We took the main door into what felt like some kind of a mothership.
Supertarget is actually handy for shopping once you get yourself oriented. Mall of America, however, is not practical anymore. The size slows you down. You don’t need that amount of variation at once. People love it for reasons that are not rational. It evokes an emotional response, makes your juices flow, gets you high on shopping possibilities. It is a church of shopping and place to practice capitalism, which is the state religion of United States. Under this roof of glass and steel you don’t have to worry. Everything is fine. Visa loves you.
I walked aimlessly and examined the stores feeling a slight sorrow, for alas, I cannot shop.
I love wasting money, buying things and polluting the planet, but my spending patterns are different. I get interested in something, google it and buy it. Shopping means going to a mall with no plan, examining what is available and buying on impulse. I suck in that. So there I was, blind man trying to enjoy a rainbow, impotent inside a harem, hungry man trying to eat soup with a fork.
Sound? This relentless white noise of human swarming, which is somewhat damped at the first level, but rises to a crescendo in upper levels because it is echoed by the hard glass roof. The purpose of the noise is to make you escape to the nearest shop and rest your head in that soft acoustic asylum, and when you lift your eyes you see a Marilyn Monroe tin box, which you most certainly don’t need nor knew that this kind of thing existed, or should exist in the first place, but you watch Marilyn whisking her shirt in the cover of that pink box and suddenly feel so relieved by the momentary calm that you buy the thing. That almost happened to me. I am almost an owner of a Marilyn Monroe box.

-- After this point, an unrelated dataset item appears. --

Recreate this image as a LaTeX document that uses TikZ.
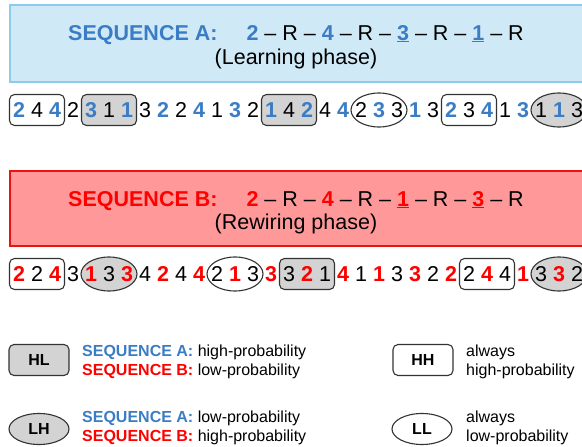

Smell? Aircon. Soft, slightly dusty carpets, fast food, cotton candy.
Feel? Aircon. Rubber handrail of escalator pulling you firmly forward, come, come, let’s buy things already.
Taste? Ice-cream. If you buy smoothie, there is ice-cream, even if the booth is Healthy Something.
Looks? Unreal. In the center of the mall there is a giant indoor amusement park. It is such a surreal sight, to suddenly come across a ferris wheel looming behind the escalator. Children are spinning around their axes, screaming, adding a sharp edge to the aural chaos of the mall.
The mall made me feel despair, but I’m glad I went there. Now I understand something better. After the mall I took a different kind of adventure: a light rail and a bus to a different part of town. Babies cried. The bus hit a pedestrian and stopped. Finally I made my way to the block party I was on my way to, and met Ellen, who is part of my St Paul host family. She asked me about the mall.
“Well, I’m not basically a mall person”, I said.
“Who is”, she instantly replied.
Her comment made me so relieved. We drank some beer and watched the local band, and that was America as well as the mall.